* [Set exercise]
Check each line of the material below, and copy it if it holds the string "with".

* [Records for the exercise]
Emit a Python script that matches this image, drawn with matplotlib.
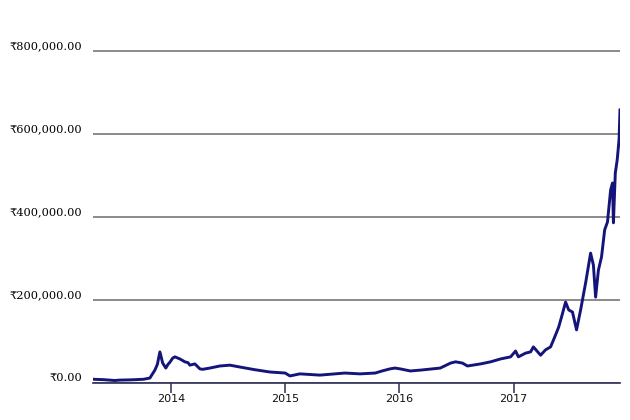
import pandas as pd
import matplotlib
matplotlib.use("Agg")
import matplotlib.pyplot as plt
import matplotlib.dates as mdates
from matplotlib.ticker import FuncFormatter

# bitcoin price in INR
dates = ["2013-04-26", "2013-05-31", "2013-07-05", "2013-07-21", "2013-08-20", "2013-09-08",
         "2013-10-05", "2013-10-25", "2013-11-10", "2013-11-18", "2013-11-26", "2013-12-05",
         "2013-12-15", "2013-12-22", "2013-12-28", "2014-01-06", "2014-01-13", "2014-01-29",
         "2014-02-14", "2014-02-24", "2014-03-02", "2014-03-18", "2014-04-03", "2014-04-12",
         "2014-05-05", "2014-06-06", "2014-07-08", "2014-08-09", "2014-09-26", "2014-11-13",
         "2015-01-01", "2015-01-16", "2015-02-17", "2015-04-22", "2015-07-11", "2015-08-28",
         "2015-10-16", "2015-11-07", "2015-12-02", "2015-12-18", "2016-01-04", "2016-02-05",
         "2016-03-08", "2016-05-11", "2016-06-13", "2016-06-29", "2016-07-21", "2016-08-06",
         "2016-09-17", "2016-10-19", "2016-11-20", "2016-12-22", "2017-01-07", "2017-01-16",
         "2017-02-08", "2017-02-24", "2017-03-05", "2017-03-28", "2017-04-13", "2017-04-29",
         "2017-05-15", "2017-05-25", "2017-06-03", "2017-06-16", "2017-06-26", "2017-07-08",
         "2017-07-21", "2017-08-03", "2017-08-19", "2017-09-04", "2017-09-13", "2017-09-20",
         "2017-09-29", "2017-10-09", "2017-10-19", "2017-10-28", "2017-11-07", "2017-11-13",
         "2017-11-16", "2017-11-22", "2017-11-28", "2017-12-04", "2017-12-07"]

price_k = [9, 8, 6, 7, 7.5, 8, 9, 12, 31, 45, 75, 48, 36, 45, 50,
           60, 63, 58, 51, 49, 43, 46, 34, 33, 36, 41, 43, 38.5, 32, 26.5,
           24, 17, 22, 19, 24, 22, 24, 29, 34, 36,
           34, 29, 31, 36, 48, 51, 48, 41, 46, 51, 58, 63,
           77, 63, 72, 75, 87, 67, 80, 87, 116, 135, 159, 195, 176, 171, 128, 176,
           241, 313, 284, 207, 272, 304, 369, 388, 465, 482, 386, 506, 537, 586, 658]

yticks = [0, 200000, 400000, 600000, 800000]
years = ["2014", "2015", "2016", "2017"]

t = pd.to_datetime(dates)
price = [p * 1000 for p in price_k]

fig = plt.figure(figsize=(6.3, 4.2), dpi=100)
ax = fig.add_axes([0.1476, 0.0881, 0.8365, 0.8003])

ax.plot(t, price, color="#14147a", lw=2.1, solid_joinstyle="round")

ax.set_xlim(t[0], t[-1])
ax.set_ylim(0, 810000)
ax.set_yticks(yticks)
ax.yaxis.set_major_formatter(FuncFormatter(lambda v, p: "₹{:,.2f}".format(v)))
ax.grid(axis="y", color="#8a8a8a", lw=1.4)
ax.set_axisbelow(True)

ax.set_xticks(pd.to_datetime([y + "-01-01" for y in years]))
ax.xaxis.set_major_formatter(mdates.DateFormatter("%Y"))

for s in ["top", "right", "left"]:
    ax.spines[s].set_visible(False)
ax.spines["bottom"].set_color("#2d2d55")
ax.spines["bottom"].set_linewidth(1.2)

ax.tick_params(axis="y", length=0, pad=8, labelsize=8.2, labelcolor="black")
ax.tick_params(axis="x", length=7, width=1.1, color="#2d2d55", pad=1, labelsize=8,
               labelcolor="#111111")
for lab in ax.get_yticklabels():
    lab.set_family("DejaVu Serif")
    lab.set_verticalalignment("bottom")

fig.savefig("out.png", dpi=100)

==

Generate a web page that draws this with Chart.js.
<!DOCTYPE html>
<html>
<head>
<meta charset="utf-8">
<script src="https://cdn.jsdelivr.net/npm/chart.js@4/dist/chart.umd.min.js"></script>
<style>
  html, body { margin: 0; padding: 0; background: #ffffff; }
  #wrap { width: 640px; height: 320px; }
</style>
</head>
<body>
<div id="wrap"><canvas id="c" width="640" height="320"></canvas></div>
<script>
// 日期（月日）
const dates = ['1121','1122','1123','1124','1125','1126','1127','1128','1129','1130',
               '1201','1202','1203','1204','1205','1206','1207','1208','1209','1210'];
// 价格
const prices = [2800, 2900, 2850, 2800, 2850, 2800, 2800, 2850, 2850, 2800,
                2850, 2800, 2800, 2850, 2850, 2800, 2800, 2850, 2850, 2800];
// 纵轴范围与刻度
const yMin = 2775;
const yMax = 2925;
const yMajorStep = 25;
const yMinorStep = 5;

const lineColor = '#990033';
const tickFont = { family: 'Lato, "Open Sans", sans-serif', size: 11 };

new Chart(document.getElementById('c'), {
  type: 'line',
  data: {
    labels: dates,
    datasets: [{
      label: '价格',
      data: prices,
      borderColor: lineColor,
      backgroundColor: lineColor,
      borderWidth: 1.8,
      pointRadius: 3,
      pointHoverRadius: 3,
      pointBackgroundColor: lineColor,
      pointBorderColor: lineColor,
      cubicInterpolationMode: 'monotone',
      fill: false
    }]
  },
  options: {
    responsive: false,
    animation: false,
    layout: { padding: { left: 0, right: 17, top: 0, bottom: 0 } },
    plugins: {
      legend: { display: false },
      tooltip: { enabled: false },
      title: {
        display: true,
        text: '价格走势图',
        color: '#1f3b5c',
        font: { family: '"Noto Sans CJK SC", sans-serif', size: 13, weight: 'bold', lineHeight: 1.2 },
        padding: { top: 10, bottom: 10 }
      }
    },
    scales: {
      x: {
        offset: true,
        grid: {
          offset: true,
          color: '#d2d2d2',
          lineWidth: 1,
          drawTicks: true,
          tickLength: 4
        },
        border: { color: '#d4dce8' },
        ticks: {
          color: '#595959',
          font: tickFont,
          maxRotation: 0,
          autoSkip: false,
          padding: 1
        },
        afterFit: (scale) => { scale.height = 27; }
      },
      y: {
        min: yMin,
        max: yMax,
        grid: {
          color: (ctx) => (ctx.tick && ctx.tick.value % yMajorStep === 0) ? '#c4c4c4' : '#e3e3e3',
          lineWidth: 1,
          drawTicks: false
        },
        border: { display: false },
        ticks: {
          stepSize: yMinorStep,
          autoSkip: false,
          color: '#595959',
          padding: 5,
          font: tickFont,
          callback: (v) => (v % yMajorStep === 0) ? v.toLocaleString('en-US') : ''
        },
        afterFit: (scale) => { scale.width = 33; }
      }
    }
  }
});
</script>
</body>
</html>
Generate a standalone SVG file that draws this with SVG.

* [Exercise response]
Emit a Python script that matches this image, drawn with matplotlib.
Generate a web page that draws this with Chart.js.
Generate a standalone SVG file that draws this with SVG.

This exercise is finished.